Could the lines from the start of the data through the line with "47.0, 49.8, 55.1];" be set down exactly, with no pictures among them?

— Begin Collected material —

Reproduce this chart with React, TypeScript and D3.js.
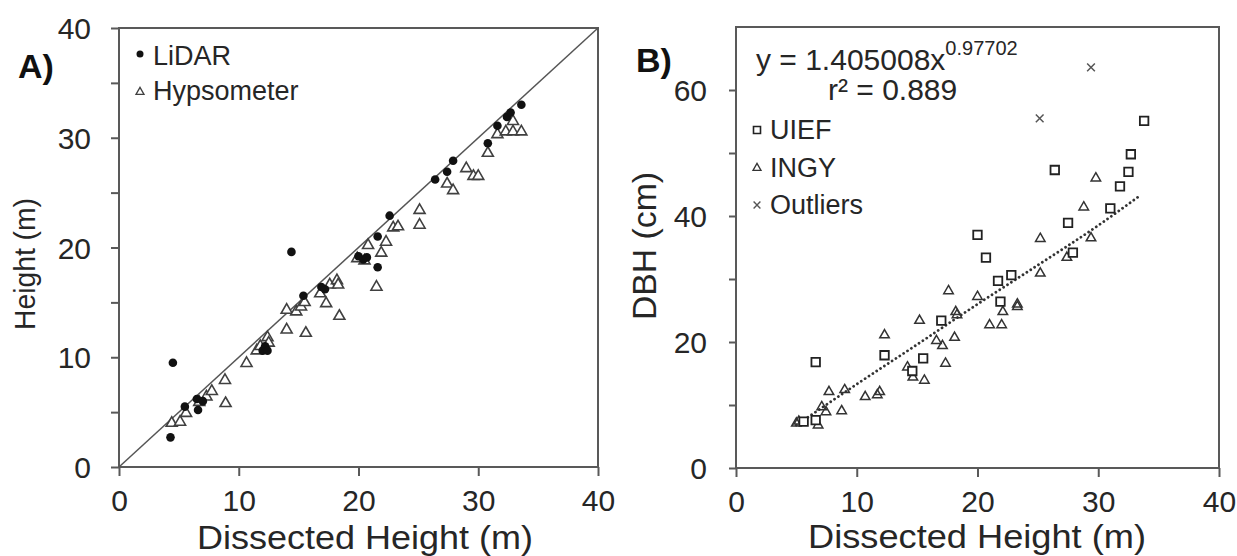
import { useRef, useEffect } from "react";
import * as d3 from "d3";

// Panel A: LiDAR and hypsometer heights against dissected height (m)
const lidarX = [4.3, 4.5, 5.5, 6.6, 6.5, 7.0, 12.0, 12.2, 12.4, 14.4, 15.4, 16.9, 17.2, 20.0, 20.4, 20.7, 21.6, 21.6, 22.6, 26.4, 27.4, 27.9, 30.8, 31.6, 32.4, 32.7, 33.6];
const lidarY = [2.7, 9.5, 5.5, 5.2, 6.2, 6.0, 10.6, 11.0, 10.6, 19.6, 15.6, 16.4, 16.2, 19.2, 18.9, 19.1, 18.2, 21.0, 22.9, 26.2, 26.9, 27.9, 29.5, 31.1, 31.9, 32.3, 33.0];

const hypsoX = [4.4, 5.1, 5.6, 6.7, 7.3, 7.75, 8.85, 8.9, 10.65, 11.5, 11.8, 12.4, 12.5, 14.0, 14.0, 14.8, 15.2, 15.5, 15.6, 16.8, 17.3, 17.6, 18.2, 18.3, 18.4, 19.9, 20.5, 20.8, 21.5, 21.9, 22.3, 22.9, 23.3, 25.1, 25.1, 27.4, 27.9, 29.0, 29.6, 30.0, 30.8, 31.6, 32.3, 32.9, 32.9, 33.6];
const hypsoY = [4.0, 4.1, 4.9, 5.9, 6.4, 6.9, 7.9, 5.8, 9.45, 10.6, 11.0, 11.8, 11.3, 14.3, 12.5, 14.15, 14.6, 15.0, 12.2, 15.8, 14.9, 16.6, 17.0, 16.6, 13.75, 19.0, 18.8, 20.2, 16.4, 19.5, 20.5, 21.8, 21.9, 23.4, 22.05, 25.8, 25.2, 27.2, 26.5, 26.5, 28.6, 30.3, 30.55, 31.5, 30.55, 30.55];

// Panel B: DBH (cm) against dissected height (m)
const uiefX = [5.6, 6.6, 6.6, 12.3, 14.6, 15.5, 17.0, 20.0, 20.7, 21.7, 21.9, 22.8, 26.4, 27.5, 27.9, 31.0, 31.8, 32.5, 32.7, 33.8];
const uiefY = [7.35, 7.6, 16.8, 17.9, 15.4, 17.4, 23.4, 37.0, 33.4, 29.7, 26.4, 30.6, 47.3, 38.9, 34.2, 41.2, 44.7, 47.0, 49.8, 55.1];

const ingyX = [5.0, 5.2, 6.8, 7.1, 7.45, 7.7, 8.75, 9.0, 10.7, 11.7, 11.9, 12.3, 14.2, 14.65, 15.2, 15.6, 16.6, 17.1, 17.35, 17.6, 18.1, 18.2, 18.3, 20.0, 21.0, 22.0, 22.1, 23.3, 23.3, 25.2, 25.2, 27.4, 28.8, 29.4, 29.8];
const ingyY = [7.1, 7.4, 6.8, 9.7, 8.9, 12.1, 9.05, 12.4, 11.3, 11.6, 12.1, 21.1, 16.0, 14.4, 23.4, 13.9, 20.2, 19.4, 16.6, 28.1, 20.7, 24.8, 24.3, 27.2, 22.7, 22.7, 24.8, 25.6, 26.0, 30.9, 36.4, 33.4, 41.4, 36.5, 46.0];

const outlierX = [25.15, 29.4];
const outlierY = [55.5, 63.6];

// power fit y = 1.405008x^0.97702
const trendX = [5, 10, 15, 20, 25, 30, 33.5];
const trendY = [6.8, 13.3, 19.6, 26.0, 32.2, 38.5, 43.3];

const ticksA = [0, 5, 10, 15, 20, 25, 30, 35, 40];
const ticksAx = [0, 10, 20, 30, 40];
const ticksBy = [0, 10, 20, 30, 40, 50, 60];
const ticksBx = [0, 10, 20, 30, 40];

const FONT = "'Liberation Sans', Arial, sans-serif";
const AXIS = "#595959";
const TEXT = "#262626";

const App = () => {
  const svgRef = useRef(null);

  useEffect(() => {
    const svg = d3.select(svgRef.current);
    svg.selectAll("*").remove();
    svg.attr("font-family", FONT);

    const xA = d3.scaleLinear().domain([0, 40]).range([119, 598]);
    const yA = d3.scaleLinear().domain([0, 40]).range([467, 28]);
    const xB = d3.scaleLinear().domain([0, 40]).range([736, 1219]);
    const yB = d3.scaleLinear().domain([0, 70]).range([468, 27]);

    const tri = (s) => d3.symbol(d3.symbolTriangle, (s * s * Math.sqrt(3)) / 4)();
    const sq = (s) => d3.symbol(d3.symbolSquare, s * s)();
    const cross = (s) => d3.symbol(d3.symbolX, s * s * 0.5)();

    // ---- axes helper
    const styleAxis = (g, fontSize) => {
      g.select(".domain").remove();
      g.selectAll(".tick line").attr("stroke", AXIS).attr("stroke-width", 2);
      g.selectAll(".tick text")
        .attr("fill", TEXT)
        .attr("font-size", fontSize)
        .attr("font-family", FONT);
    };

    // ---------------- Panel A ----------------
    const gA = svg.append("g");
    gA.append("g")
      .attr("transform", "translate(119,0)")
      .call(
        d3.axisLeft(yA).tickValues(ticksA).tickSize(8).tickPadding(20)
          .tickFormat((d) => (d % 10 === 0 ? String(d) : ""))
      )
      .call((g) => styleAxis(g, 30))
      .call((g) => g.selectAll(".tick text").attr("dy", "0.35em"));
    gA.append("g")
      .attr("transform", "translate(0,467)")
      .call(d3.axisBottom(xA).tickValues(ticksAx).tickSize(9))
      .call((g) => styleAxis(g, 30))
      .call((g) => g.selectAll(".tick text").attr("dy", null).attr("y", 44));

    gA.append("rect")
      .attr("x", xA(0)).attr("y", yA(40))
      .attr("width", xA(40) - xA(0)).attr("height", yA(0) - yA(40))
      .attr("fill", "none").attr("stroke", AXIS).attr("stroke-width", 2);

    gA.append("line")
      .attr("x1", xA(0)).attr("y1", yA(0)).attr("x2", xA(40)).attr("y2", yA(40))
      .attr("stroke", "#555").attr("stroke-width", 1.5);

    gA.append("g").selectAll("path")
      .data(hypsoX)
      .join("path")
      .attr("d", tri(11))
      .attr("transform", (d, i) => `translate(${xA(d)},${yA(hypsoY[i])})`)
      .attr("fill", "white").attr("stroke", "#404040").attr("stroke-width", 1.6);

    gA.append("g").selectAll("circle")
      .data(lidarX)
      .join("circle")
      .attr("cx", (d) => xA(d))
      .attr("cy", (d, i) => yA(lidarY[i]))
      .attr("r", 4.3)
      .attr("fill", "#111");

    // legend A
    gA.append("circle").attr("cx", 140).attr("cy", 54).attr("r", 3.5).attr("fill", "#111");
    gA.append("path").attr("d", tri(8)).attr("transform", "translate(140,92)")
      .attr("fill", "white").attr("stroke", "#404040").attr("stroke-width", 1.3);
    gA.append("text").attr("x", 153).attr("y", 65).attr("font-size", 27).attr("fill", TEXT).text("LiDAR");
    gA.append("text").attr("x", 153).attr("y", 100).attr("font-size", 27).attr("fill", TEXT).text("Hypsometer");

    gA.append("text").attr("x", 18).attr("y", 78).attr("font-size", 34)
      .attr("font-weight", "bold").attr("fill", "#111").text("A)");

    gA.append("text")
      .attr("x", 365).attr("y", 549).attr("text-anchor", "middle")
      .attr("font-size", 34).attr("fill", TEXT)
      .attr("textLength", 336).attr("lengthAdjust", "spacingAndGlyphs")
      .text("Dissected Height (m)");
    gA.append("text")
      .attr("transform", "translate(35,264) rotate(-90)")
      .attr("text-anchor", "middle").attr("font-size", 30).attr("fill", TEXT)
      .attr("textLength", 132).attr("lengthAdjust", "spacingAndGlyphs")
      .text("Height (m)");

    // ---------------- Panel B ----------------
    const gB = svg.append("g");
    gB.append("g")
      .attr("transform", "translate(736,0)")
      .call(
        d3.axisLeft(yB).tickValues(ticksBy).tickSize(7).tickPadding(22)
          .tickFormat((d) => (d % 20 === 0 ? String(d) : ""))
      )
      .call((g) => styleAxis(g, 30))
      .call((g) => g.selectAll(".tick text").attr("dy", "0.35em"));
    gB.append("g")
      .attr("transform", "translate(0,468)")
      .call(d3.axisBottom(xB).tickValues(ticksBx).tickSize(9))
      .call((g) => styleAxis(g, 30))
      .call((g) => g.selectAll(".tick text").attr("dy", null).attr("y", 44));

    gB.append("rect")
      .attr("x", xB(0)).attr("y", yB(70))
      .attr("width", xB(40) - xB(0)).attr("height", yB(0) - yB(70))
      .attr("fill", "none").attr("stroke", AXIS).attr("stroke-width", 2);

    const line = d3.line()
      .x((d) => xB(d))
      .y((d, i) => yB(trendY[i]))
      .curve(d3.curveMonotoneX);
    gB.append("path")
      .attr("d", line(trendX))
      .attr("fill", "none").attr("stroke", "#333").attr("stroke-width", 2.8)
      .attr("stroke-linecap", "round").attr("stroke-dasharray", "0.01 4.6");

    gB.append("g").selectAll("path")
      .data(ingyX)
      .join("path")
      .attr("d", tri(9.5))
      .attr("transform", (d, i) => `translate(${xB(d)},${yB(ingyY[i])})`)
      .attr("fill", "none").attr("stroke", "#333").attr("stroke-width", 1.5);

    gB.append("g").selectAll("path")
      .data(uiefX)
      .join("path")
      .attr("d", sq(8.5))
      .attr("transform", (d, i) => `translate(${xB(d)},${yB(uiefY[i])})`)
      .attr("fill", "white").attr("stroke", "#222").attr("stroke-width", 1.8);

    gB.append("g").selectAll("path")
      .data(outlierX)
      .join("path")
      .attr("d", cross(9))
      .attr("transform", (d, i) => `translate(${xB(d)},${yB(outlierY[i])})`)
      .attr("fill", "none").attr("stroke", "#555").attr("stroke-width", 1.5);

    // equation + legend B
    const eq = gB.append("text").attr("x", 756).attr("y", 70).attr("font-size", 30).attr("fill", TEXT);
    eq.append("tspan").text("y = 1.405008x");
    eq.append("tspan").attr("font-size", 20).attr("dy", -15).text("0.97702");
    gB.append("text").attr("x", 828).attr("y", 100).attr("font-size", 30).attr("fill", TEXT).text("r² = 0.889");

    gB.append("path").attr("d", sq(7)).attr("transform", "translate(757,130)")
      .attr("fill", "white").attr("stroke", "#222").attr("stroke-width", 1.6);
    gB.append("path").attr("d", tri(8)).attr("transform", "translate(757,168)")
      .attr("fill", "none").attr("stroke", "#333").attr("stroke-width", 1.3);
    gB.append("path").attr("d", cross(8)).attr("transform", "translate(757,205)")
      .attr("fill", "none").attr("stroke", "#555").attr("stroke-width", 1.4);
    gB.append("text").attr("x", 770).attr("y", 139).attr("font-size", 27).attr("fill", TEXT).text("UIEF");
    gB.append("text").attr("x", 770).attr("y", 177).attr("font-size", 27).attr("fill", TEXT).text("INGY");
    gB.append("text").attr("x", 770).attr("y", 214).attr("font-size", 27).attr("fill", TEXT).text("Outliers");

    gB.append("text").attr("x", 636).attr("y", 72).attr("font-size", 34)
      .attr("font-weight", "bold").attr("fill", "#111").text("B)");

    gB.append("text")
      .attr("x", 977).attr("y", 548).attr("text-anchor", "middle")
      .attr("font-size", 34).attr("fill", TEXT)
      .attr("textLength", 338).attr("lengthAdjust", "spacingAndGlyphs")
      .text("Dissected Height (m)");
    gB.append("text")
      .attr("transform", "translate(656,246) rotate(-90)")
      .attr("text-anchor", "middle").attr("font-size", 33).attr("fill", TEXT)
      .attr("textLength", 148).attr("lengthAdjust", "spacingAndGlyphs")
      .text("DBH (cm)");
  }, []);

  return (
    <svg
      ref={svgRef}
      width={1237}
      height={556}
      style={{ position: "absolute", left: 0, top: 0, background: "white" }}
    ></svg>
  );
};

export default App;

— End Collected material —

--- Output for this exercise ---
Reproduce this chart with React, TypeScript and D3.js.
import { useRef, useEffect } from "react";
import * as d3 from "d3";

// Panel A: LiDAR and hypsometer heights against dissected height (m)
const lidarX = [4.3, 4.5, 5.5, 6.6, 6.5, 7.0, 12.0, 12.2, 12.4, 14.4, 15.4, 16.9, 17.2, 20.0, 20.4, 20.7, 21.6, 21.6, 22.6, 26.4, 27.4, 27.9, 30.8, 31.6, 32.4, 32.7, 33.6];
const lidarY = [2.7, 9.5, 5.5, 5.2, 6.2, 6.0, 10.6, 11.0, 10.6, 19.6, 15.6, 16.4, 16.2, 19.2, 18.9, 19.1, 18.2, 21.0, 22.9, 26.2, 26.9, 27.9, 29.5, 31.1, 31.9, 32.3, 33.0];

const hypsoX = [4.4, 5.1, 5.6, 6.7, 7.3, 7.75, 8.85, 8.9, 10.65, 11.5, 11.8, 12.4, 12.5, 14.0, 14.0, 14.8, 15.2, 15.5, 15.6, 16.8, 17.3, 17.6, 18.2, 18.3, 18.4, 19.9, 20.5, 20.8, 21.5, 21.9, 22.3, 22.9, 23.3, 25.1, 25.1, 27.4, 27.9, 29.0, 29.6, 30.0, 30.8, 31.6, 32.3, 32.9, 32.9, 33.6];
const hypsoY = [4.0, 4.1, 4.9, 5.9, 6.4, 6.9, 7.9, 5.8, 9.45, 10.6, 11.0, 11.8, 11.3, 14.3, 12.5, 14.15, 14.6, 15.0, 12.2, 15.8, 14.9, 16.6, 17.0, 16.6, 13.75, 19.0, 18.8, 20.2, 16.4, 19.5, 20.5, 21.8, 21.9, 23.4, 22.05, 25.8, 25.2, 27.2, 26.5, 26.5, 28.6, 30.3, 30.55, 31.5, 30.55, 30.55];

// Panel B: DBH (cm) against dissected height (m)
const uiefX = [5.6, 6.6, 6.6, 12.3, 14.6, 15.5, 17.0, 20.0, 20.7, 21.7, 21.9, 22.8, 26.4, 27.5, 27.9, 31.0, 31.8, 32.5, 32.7, 33.8];
const uiefY = [7.35, 7.6, 16.8, 17.9, 15.4, 17.4, 23.4, 37.0, 33.4, 29.7, 26.4, 30.6, 47.3, 38.9, 34.2, 41.2, 44.7, 47.0, 49.8, 55.1];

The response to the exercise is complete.